_Problem to solve_
From the entries below, please gather each line containing the string "this".

_Extracted records_
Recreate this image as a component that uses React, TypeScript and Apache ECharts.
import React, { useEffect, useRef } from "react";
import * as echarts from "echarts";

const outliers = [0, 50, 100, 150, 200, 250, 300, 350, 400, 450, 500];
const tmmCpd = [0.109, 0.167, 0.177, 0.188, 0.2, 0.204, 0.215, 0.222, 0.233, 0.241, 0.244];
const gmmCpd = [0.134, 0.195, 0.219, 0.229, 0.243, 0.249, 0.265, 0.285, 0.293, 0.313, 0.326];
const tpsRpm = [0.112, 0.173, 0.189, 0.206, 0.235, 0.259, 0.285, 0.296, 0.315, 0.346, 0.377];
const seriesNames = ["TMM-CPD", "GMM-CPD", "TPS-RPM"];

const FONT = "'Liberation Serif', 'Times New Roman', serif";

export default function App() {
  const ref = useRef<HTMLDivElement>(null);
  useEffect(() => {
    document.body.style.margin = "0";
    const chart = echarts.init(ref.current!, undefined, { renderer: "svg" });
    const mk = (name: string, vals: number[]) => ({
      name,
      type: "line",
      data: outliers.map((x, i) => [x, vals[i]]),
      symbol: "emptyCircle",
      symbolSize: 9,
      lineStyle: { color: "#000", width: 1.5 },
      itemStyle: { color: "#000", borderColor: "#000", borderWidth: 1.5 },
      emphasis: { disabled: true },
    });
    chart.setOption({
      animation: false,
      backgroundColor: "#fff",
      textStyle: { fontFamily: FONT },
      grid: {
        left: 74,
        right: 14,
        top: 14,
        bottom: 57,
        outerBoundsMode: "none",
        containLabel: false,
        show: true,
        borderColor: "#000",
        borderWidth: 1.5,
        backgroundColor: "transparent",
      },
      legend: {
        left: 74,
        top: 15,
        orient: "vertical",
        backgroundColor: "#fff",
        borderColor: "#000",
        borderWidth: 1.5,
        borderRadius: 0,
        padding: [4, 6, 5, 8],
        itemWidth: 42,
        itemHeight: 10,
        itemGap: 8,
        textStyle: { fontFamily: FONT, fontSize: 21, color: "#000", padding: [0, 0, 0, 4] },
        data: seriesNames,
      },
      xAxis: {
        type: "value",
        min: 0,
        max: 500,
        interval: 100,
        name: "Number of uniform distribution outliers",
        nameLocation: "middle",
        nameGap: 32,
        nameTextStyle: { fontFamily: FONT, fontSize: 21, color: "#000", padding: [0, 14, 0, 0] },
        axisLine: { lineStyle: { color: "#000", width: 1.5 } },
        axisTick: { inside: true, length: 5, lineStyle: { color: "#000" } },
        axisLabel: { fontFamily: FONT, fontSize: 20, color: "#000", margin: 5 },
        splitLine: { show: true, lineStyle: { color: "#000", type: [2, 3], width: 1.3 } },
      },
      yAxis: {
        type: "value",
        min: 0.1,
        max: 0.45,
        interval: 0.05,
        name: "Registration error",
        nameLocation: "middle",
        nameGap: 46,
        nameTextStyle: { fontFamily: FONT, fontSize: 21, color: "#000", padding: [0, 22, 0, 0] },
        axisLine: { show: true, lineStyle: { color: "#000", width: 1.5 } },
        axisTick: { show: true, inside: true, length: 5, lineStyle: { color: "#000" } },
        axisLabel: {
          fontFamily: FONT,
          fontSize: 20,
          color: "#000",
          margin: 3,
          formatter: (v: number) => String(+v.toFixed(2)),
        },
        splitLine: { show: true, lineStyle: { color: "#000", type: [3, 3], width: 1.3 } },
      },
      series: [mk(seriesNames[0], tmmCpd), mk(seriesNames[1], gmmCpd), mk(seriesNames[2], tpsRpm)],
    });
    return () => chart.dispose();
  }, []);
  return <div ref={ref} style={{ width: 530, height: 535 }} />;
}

--

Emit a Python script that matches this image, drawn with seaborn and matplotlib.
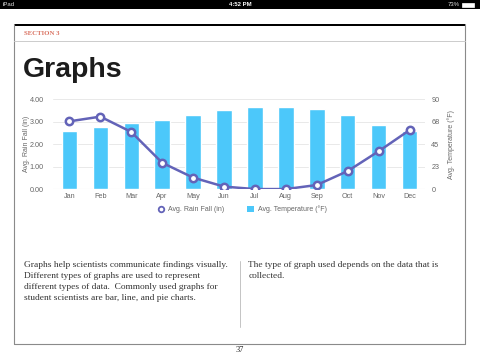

_Solution_
Recreate this image as a component that uses React, TypeScript and Apache ECharts.
Emit a Python script that matches this image, drawn with seaborn and matplotlib.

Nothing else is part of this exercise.